Penebangan kayu dihutan telah menumbuhkan kebiasaan bagaimana menghasilkan uang kontan secara cepat. Sikap ini membuat warga malas bertani karena bertani perlu waktu lama untuk menghasilkan  uang. Kebiasaan cepat men­dapat uang dari hutan juga telah menumbuhkan prilaku ko­nsum­tif. Sehingga, setelah kayu habis, prilaku itu menimbulkan persoalan sosial ekonomi dalam masyarakat yang terlanjur konsumtif.

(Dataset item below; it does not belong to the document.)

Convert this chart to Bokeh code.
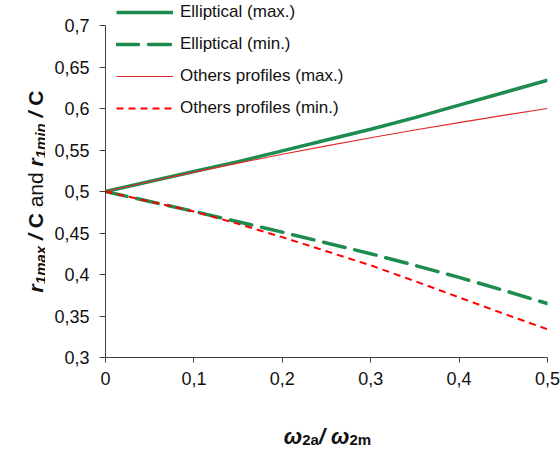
import glob
import struct
from bokeh.plotting import figure
from bokeh.layouts import row, column
from bokeh.models import FixedTicker, Label, Legend, LegendItem, Range1d
from bokeh.embed import file_html
from bokeh.resources import INLINE

# ---------------- data ----------------
x_vals = [0.0, 0.05, 0.1, 0.15, 0.2, 0.25, 0.3, 0.35, 0.4, 0.45, 0.5]
ell_max = [0.5, 0.512, 0.524, 0.536, 0.549, 0.562, 0.575, 0.589, 0.604, 0.619, 0.634]
ell_min = [0.5, 0.488, 0.476, 0.4635, 0.451, 0.438, 0.425, 0.411, 0.3965, 0.381, 0.365]
oth_max = [0.5, 0.5118, 0.5233, 0.5342, 0.5448, 0.555, 0.5647, 0.574, 0.583, 0.5917, 0.600]
oth_min = [0.5, 0.488, 0.476, 0.461, 0.445, 0.428, 0.411, 0.392, 0.3725, 0.353, 0.334]
series_names = ["Elliptical (max.)", "Elliptical (min.)",
                "Others profiles (max.)", "Others profiles (min.)"]
x_ticks = [0.0, 0.1, 0.2, 0.3, 0.4, 0.5]
x_tick_labels = ["0", "0,1", "0,2", "0,3", "0,4", "0,5"]
y_ticks = [0.3, 0.35, 0.4, 0.45, 0.5, 0.55, 0.6, 0.65, 0.7]
y_tick_labels = ["0,3", "0,35", "0,4", "0,45", "0,5", "0,55", "0,6", "0,65", "0,7"]

FONT = "Liberation Sans"
TXT = "#111111"

# ---------------- text metrics (for composing titles with sub-scripts) ----------------
FALLBACK = {" ": 0.278, "/": 0.278, "C": 0.722, "r": 0.389, "1": 0.556, "m": 0.889, "a": 0.556,
            "x": 0.556, "i": 0.278, "n": 0.611, "2": 0.556, "d": 0.611, "\u03c9": 0.78}
FALLBACK_REG = {" ": 0.278, "a": 0.556, "n": 0.556, "d": 0.556}


def _font_widths(path):
    data = open(path, "rb").read()
    num = struct.unpack(">H", data[4:6])[0]
    tables = {}
    for i in range(num):
        tag, _cs, off, ln = struct.unpack(">4sIII", data[12 + 16 * i:28 + 16 * i])
        tables[tag.decode("latin1")] = off
    head = tables["head"]
    upem = struct.unpack(">H", data[head + 18:head + 20])[0]
    hhea = tables["hhea"]
    nhm = struct.unpack(">H", data[hhea + 34:hhea + 36])[0]
    hmtx = tables["hmtx"]
    adv = [struct.unpack(">H", data[hmtx + 4 * i:hmtx + 4 * i + 2])[0] for i in range(nhm)]
    cm = tables["cmap"]
    n = struct.unpack(">H", data[cm + 2:cm + 4])[0]
    sub = None
    for i in range(n):
        pid, eid, off = struct.unpack(">HHI", data[cm + 4 + 8 * i:cm + 12 + 8 * i])
        fmt = struct.unpack(">H", data[cm + off:cm + off + 2])[0]
        if fmt == 4:
            sub = cm + off
            break
    seg2 = struct.unpack(">H", data[sub + 6:sub + 8])[0]
    seg = seg2 // 2
    ends = struct.unpack(">%dH" % seg, data[sub + 14:sub + 14 + seg2])
    starts = struct.unpack(">%dH" % seg, data[sub + 16 + seg2:sub + 16 + 2 * seg2])
    deltas = struct.unpack(">%dh" % seg, data[sub + 16 + 2 * seg2:sub + 16 + 3 * seg2])
    rpos = sub + 16 + 3 * seg2
    roffs = struct.unpack(">%dH" % seg, data[rpos:rpos + seg2])

    def gid(c):
        for i in range(seg):
            if starts[i] <= c <= ends[i]:
                if roffs[i] == 0:
                    return (c + deltas[i]) & 0xFFFF
                addr = rpos + 2 * i + roffs[i] + 2 * (c - starts[i])
                g = struct.unpack(">H", data[addr:addr + 2])[0]
                return (g + deltas[i]) & 0xFFFF if g else 0
        return 0

    def w(ch):
        g = gid(ord(ch))
        return adv[min(g, nhm - 1)] / upem
    return w


METRICS = {}
for style, fname in (("normal", "Regular"), ("bold", "Bold"), ("italic", "Italic"),
                     ("bold italic", "BoldItalic")):
    try:
        files = glob.glob("/usr/share/fonts/**/LiberationSans-%s.ttf" % fname, recursive=True)
        METRICS[style] = _font_widths(files[0])
    except Exception:
        pass


def width(txt, size, style):
    f = METRICS.get(style)
    total = 0.0
    for c in txt:
        try:
            total += f(c) if f else None
        except Exception:
            tab = FALLBACK_REG if style == "normal" else FALLBACK
            total += tab.get(c, 0.556)
    return total * size


# ---------------- page geometry (pixels) ----------------
PAGE_W, PAGE_H = 560, 449
YT_W = 45                 # width of the y-title strip
XT_H = 39                 # height of the x-title strip
MAIN_W, MAIN_H = PAGE_W - YT_W, PAGE_H - XT_H
FR_L, FR_R = 105, 547     # frame left / right (page px)
FR_B = 357                # frame bottom (page px), where y = 0.3
Y_TOP_PX = 25             # page px of y = 0.7
X0, X1, Y0, Y1 = 0.0, 0.5, 0.3, 0.7
y_per_px = (Y1 - Y0) / (FR_B - Y_TOP_PX)
y_frame_top = Y1 + Y_TOP_PX * y_per_px   # frame reaches page top so the legend is not clipped

p = figure(width=MAIN_W, height=MAIN_H,
           x_range=Range1d(X0, X1), y_range=Range1d(Y0, y_frame_top),
           output_backend="svg", toolbar_location=None,
           min_border_left=FR_L - YT_W, min_border_right=PAGE_W - FR_R,
           min_border_top=0, min_border_bottom=MAIN_H - FR_B)
p.outline_line_color = None
p.xgrid.visible = False
p.ygrid.visible = False
p.background_fill_color = "white"
p.border_fill_color = "white"

for ax, ticks, labs in ((p.xaxis, x_ticks, x_tick_labels), (p.yaxis, y_ticks, y_tick_labels)):
    ax.ticker = FixedTicker(ticks=ticks)
    ax.major_label_overrides = dict(zip(ticks, labs))
    ax.axis_line_color = "#404040"
    ax.major_tick_line_color = "#404040"
    ax.major_tick_in = 0
    ax.minor_tick_in = 0
    ax.minor_tick_out = 0
    ax.major_label_text_font = FONT
    ax.major_label_text_font_size = "18px"
    ax.major_label_text_color = TXT
p.yaxis.bounds = (Y0, Y1)
p.xaxis.major_tick_out = 5
p.yaxis.major_tick_out = 6
p.xaxis.major_label_standoff = 9
p.yaxis.major_label_standoff = 10

GREEN = "#1e8c4e"
r1 = p.line(x_vals, ell_max, line_color=GREEN, line_width=3.5)
r2 = p.line(x_vals, ell_min, line_color=GREEN, line_width=3.5, line_dash="22 10", line_cap="round")
r3 = p.line(x_vals, oth_max, line_color="#e02a2a", line_width=1.1)
r4 = p.line(x_vals, oth_min, line_color="#ff0000", line_width=2, line_dash="7 5")

ROW_H, ROW_GAP = 20, 12
leg_h = 4 * ROW_H + 3 * ROW_GAP
leg_top = 2
legend = Legend(items=[LegendItem(label=n, renderers=[r]) for n, r in zip(series_names, [r1, r2, r3, r4])],
                location=(116 - FR_L, FR_B - (leg_top + leg_h)), padding=0, margin=0, spacing=ROW_GAP,
                glyph_width=57, glyph_height=ROW_H, label_height=ROW_H, label_standoff=7,
                label_text_font=FONT, label_text_font_size="17px", label_text_color=TXT,
                border_line_color=None, background_fill_alpha=0)
p.add_layout(legend, "center")


# ---------------- title strips (pixel coordinates) ----------------
def strip(w, h, xr, yr):
    f = figure(width=w, height=h, x_range=xr, y_range=yr, output_backend="svg",
               toolbar_location=None, x_axis_location=None, y_axis_location=None,
               min_border=0, min_border_left=0, min_border_right=0,
               min_border_top=0, min_border_bottom=0)
    f.outline_line_color = None
    f.xgrid.visible = False
    f.ygrid.visible = False
    f.background_fill_color = "white"
    f.border_fill_color = "white"
    return f


def compose(fig, pieces, start, base, vertical):
    """pieces: (text, size, style, baseline_shift); blank text only advances."""
    cur = start
    for t, s, st, off in pieces:
        adv = width(t, s, st)
        if t.strip():
            if vertical:
                lab = Label(x=base + off, y=cur, text=t, angle=1.5707963267948966)
            else:
                lab = Label(x=cur, y=base + off, text=t)
            lab.text_font = FONT
            lab.text_font_size = f"{s}px"
            lab.text_font_style = st
            lab.text_color = TXT
            lab.text_align = "left"
            lab.text_baseline = "alphabetic"
            fig.add_layout(lab)
        cur = cur - adv if vertical else cur + adv


BI, B, N = "bold italic", "bold", "normal"

# y title strip: data coords == page pixels (y downwards)
yt = strip(YT_W, PAGE_H, Range1d(0, YT_W), Range1d(PAGE_H, 0))
ypieces = [("r", 21, BI, 0), ("1max", 15, BI, 5), (" ", 21, B, 0), ("/", 21, BI, 0), (" ", 21, B, 0),
           ("C", 21, B, 0), (" ", 21, N, 0), ("and", 21, N, 0), (" ", 21, N, 0),
           ("r", 21, BI, 0), ("1min", 15, BI, 5), (" ", 21, B, 0), ("/", 21, BI, 0), (" ", 21, B, 0),
           ("C", 21, B, 0)]
ytot = sum(width(t, s, st) for t, s, st, _ in ypieces)
compose(yt, ypieces, 191 + ytot / 2.0, 35, True)

# x title strip: the column layout aligns its frame with the main frame (page x 105..547),
# so the strip's data x equals page x
xt = strip(MAIN_W, XT_H, Range1d(FR_L, FR_R), Range1d(PAGE_H, MAIN_H))
xpieces = [("\u03c9", 22, BI, 0), ("2a", 15, B, 3), ("/", 22, BI, 0), (" ", 22, BI, 0),
           ("\u03c9", 22, BI, 0), ("2m", 15, B, 3)]
xtot = sum(width(t, s, st) for t, s, st, _ in xpieces)
compose(xt, xpieces, 327 - xtot / 2.0, 436, False)

layout = row(yt, column(p, xt, spacing=0), spacing=0)
open("out.html", "w").write(file_html(layout, INLINE))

Tak mudah bagi Pe­merin­tahan Bupati Nasrul Abit untuk membangun Pesisir Selatan. Selain menuntut kesa­daran yang mendalam dari staf dan jajaran SKPD-nya tentang tantangan yang dihadapi, ia juga harus membangun ke­sa­daran lingkungan dan kesedaran pada tatanan sosial dalam masyarakat. Berharap pada kesadaran aparat yang ada tampaknya belum memadai. Buktinya, kayu asal Pesisir Selatan masih terus mengalir ke Padang. Penebangan hutan, baik untuk alasan perkebunan karet, sawit dan gambir juga belum bisa dihentikan. Padahal wilayah perbuktian sebelah utara atau sebelah kiri jalan dari Padang sepanjang Pesisir Selatan selayaknya dihutankan kembali dan tidak ditebangi lagi.
Salah satu solusi menga­man­kan daerah hutan dan perbukitan itu, selain me­ngefektifkan pelak­sanaan UU yang ada, seluruh nagari perlu menge­luarkan peraturan nagari tentang penye­lamatan ling­kungan. Sehin­gga, dengan demikian ninik mamak dan para pemuda berperan menjaga hutan dari penebangan oleh siapapun, rakyat sendiri, oknum aparat Pemda atau aparat keamanan.
Kemudian setiap nagari juga perlu membentuk Forum Kemitraan/Koordinasi Polisi dan Masyarakat (FKPM). Melalui lembaga yang dibentuk Bamus dan Walinagari yang direkomendasikan Pemda dan Kepolisian, nagari punya aparat sendiri untuk menjaga ke­rusakan lingkungan, me­me­lihara Kamtibmas dan men­jcgah penyakit masyarakat. Persoalan yang berbau adat dan ulayat diselesaikan melalui ninik mamak, dan yang berbau tindak kriminalitas murni diserhkan ke polisi. Dengan deemikian ninik mamak te­rangkat kewibawaannya di tengah masyarakat, lingkungan ikut terjaga, penyakit masya­rakat bisa dicegak dan ka­mtibmas bisa diciptkan secara bersama-sama.
Disamping itu, Nasrul bisa mengerahkan seluruh SKPD bidang ekomi dan kesejah­traan rakyat untuk mening­katkan kinerja. Gerakkan seluruh penyuluh pertanian, per­kebu­nan dan peternakan dengan teknologi serta fasilitas pen­dudukung sehingga semua lahan yang sudah ada bisa efektif, produktif dan bernilai eknomis secara ber­kelanjutan. Cara ini sekaligus bisa men­cegah kebiasaan setiap mem­buka kebun diikuti dengan pem­­­bukaan lahan baru dapat di­atasi sehingga kerusakan ling­kungan bisa dicegah dan eko­nomi rakyat bisa di­tingkat­­kan.
Hanya dengan kerjasama masyarakat, pemuka adat dan aparat keingian Nasrul Abit untuk mengeluarkan Pesisir Selatan dari kemiskinan bisa tercapai.